By Anna Isabella C. Galvez

In its recent Decision in Provincial Government of Cavite and the Provincial Treasurer of Cavite v. CQM Management, Inc. (CQM),[1] the Supreme Court ruled that a person who was neither the owner of the property nor the beneficial user thereof during the period covered by the assessment, should not be held liable for deficiency real property taxes (RPT).

The Supreme Court affirmed the ruling of the Court of Appeals and opined that CQM cannot be held liable for the RPT due on its Maxon and Ultimate properties for the years 2000-2013 (Maxon property) and 1997-2013 (Ultimate property) since it became the owner thereof only in 2014. Said the Court:

“To impose the real property taxes on respondent, which was neither the owner nor the beneficial user of the property during the designated periods would not only be contrary to law but also unjust.”

As a background, the subject properties, previously owned by Maxon Systems Philippines, Inc. (Maxon) and Ultimate Electronic Components, Inc. (Ultimate), are located at the PEZA, Rosario, Cavite.
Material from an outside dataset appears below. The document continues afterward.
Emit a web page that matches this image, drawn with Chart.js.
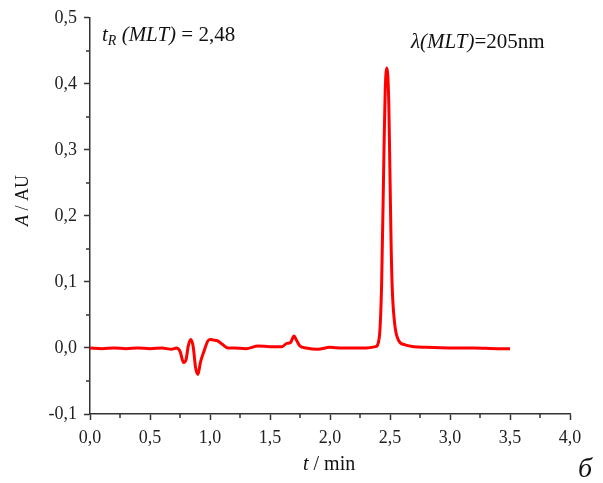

These were mortgaged to Philippine Investment One (SPV-AMC) Inc. (PI One). For failure of Maxon and Ultimate to pay their obligations to PI One, the latter foreclosed the real estate mortgages on both properties. Auction sales were conducted. The Maxon property was sold to PI One as the highest bidder, while the Ultimate property was sold to CQM. Subsequently, PI One sold all of its rights over the Maxon property to CQM.

The problem arose when CQM tried to consolidate its tax declarations over the properties after the lapse of the redemption periods. The Provincial Treasurer of Cavite said that Maxon and Ultimate have unpaid real property taxes for the years 2000-2013 and 1997-2013, respectively. Thus, CQM could not obtain the necessary tax clearance on the Maxon and Ultimate properties. Thereafter, the Provincial Treasurer issued a tax assessment and a warrant of levy against Maxon and Ultimate after having declared the properties as delinquent. It also set the properties for auction. This did not push through after the timely application for a preliminary writ of injunction by CQM.

The Supreme Court ruled that CQM cannot be held liable for the RPT due prior to becoming the owner or beneficial user of the properties. And even after becoming the owner of the properties, CQM, as a PEZA-registered entity, is still exempt from any local or national taxes (RPT included), save for a 5% tax on its gross income, as provided under Section 24 of Republic Act No. 7916 (PEZA law), as amended. It was not shown that CQM is a developer subject to RPT under the PEZA law. The Supreme Court said that there is nothing in the PEZA law which requires prior concurrence from the LGU before the exemption can be availed of.

Lastly, the collection of some of the unpaid taxes already prescribed because of the lapse of the 5-year period to collect under Section 270 of the Local Government Code.